An integration that helps to integrate the CDM into the automation process brings value by reducing manual modeling work and leaving less margin for errors. 

This use case is just one example of how Ellie and VaultSpeed can interact with each other. Other examples where integration would reduce manual work could be: 

  • Exporting object and attribute names from Logical Models in Ellie and importing those into VaultSpeed
  • Exporting VaultSpeed metadata and pushing back the physical object details to Ellie’s glossary.

The beauty of this is that as both tools have flexible and powerful API endpoints, nearly anything can be done in between.

Ellie’s overall integration philosophy is to provide (and keep adding) APIs that allow users and partners to utilize the models and other metadata in all kinds of tools. Ellie’s API specifications are publicly available here. File-based exports and imports from the Business Glossary are provided for human-friendly purposes.

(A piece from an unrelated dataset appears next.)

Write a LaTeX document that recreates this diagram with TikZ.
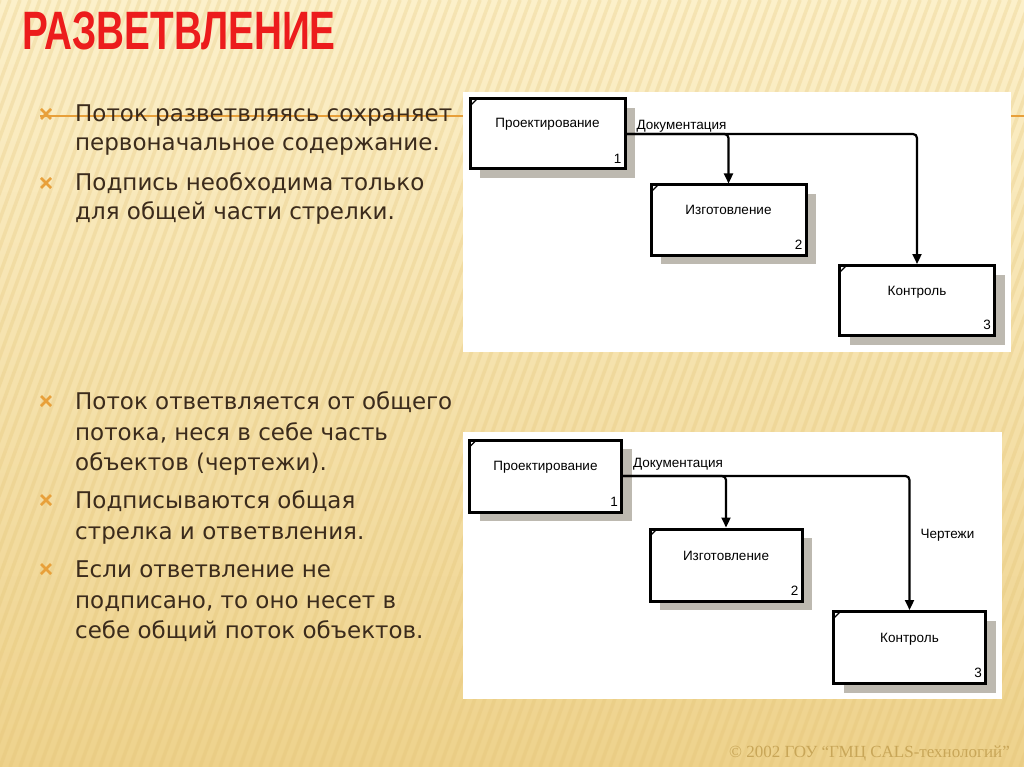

VaultSpeed’s vision on integration varies on the type of integration:

  • First, on the output side, there is a native integration for supported data platform vendors like Snowflake , Azure Synapse, or Databricks, and for ETL solutions like Matillion or dbt. VaultSpeed generates all the SQL code, some form of ETL mapping, and the workflows to orchestrate your runtime environment.
  • Second, VaultSpeed supports metadata harvesting for any kind of source. As long as your source supports jdbc, VaultSpeed’s agent can read its metadata. 
  • Finally, the API allows users to build tailor-made integrations for any other integration type like data modeling or data governance. This requires the customer to build the integration scripts using for example python, or javascript. It gives endless flexibility in setting up any integration users can think of. Read more about VaultSpeed’s API.

Using these two excellent tools in unison ensures a business-focused design that is fast and efficient to implement. It means that you are always doing the “right thing”, and at the same time doing it the “right way”!